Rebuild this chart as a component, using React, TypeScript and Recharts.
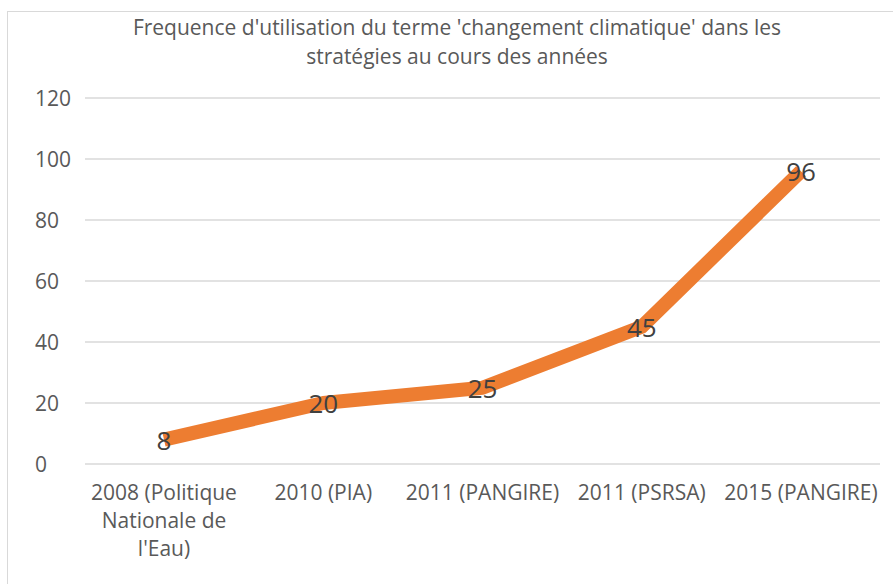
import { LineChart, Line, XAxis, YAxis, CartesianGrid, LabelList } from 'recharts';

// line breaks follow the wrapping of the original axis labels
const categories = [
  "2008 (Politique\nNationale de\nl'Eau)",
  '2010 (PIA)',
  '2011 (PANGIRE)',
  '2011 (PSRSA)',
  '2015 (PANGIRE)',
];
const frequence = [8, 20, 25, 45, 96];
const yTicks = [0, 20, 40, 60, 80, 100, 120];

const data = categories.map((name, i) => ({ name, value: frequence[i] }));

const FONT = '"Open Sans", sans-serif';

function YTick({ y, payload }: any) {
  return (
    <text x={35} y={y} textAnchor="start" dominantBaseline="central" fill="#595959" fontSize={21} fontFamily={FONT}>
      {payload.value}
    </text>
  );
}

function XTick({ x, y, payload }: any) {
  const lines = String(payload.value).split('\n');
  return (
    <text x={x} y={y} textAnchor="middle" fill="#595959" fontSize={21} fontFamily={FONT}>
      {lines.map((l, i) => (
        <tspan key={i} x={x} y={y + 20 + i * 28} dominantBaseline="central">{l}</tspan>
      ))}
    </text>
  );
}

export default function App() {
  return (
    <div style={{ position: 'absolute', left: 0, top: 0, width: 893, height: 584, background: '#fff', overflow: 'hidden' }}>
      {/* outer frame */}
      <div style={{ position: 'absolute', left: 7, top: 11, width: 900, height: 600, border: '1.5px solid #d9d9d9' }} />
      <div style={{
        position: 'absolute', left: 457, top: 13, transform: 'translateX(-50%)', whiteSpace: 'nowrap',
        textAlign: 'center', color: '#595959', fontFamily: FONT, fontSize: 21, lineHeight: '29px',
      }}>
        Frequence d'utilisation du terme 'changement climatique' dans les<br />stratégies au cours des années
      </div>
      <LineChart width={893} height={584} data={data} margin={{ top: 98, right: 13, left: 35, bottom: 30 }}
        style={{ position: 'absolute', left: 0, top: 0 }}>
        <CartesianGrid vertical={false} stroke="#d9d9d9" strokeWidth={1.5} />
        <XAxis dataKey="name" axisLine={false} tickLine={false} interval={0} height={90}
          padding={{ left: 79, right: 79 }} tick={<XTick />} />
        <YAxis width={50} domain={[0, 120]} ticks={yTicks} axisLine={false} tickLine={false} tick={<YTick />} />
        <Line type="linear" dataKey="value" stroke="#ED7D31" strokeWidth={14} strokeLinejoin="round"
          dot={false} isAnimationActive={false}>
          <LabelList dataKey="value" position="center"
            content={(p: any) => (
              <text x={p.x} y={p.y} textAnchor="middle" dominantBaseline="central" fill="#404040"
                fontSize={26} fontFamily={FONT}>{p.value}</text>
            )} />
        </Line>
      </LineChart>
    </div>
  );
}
...
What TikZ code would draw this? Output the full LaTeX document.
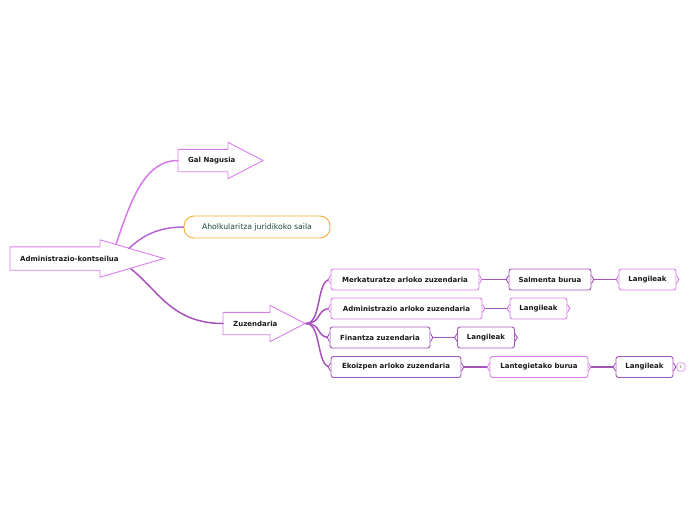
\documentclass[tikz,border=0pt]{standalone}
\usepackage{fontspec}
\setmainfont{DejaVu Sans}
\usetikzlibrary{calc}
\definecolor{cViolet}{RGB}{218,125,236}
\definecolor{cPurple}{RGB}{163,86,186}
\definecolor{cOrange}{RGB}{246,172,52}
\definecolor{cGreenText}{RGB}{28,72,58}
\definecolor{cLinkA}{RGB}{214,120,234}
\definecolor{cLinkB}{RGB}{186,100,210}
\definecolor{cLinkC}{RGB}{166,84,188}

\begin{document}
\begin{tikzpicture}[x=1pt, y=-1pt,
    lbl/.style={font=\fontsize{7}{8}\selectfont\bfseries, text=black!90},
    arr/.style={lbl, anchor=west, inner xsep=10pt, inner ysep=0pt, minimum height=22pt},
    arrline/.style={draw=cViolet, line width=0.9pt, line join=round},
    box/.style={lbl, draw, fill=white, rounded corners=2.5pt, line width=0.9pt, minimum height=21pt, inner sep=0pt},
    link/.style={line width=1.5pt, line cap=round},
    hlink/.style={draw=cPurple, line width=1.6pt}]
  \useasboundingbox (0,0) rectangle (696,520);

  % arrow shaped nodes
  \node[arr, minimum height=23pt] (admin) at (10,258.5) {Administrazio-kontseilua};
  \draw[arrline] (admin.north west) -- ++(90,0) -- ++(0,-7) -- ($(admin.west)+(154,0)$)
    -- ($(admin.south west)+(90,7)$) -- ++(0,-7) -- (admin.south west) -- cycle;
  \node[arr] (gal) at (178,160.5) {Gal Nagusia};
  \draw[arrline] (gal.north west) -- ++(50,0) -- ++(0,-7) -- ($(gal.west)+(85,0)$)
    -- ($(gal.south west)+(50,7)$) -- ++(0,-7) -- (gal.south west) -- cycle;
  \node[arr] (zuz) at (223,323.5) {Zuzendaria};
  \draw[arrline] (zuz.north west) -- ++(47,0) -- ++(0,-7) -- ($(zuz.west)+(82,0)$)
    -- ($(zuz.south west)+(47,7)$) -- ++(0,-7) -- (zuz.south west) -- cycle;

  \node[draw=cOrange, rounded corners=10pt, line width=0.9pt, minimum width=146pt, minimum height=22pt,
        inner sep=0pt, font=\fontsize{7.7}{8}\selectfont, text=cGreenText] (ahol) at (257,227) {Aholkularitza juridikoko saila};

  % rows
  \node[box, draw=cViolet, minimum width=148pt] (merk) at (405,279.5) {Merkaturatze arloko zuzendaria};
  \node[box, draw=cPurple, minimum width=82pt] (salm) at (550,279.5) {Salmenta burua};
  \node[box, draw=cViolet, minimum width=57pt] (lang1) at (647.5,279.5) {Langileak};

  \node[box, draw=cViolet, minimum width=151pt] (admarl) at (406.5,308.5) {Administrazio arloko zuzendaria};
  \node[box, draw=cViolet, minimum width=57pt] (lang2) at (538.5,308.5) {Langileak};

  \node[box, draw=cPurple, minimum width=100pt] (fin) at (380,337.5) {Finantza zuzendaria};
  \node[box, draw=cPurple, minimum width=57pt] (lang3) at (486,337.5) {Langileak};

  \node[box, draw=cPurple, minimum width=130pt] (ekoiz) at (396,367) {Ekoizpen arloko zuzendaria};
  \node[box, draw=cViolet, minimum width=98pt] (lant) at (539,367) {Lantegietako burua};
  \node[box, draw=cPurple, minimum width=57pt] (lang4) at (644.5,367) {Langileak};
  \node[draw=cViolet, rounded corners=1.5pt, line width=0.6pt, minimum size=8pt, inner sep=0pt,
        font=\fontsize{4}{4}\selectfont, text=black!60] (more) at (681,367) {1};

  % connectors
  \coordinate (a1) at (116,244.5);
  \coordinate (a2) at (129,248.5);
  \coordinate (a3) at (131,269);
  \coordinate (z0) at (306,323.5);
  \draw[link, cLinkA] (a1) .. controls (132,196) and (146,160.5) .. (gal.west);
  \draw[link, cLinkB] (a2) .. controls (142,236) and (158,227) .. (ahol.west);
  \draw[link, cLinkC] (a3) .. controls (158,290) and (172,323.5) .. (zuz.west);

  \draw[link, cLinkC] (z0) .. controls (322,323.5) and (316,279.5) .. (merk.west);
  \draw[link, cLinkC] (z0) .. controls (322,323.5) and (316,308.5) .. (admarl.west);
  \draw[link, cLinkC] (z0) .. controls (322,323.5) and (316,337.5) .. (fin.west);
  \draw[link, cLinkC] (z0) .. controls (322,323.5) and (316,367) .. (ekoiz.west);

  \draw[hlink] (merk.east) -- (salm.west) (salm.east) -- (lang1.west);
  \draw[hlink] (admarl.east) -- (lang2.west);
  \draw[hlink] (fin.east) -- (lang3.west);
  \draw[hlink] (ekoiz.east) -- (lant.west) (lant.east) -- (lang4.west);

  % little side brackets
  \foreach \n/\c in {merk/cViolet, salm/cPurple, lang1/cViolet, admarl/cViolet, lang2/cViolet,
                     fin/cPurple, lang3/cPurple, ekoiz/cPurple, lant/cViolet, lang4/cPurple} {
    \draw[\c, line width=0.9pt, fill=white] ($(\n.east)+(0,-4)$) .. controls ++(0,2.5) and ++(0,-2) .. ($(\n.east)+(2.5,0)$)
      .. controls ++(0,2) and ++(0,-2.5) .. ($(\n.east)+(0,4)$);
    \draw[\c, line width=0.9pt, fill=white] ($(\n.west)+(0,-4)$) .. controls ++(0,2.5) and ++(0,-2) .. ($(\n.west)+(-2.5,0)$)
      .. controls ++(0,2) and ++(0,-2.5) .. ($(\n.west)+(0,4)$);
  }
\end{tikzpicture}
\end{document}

_What this task involves_:
Above are the records. Copy word for word only their lines from the one holding "Rebuild this chart" through the one holding "const yTicks = [0, 20, 40, 60, 80, 100, 120];", both included, and skip the images.

_Response to this task_:
Rebuild this chart as a component, using React, TypeScript and Recharts.
import { LineChart, Line, XAxis, YAxis, CartesianGrid, LabelList } from 'recharts';

// line breaks follow the wrapping of the original axis labels
const categories = [
  "2008 (Politique\nNationale de\nl'Eau)",
  '2010 (PIA)',
  '2011 (PANGIRE)',
  '2011 (PSRSA)',
  '2015 (PANGIRE)',
];
const frequence = [8, 20, 25, 45, 96];
const yTicks = [0, 20, 40, 60, 80, 100, 120];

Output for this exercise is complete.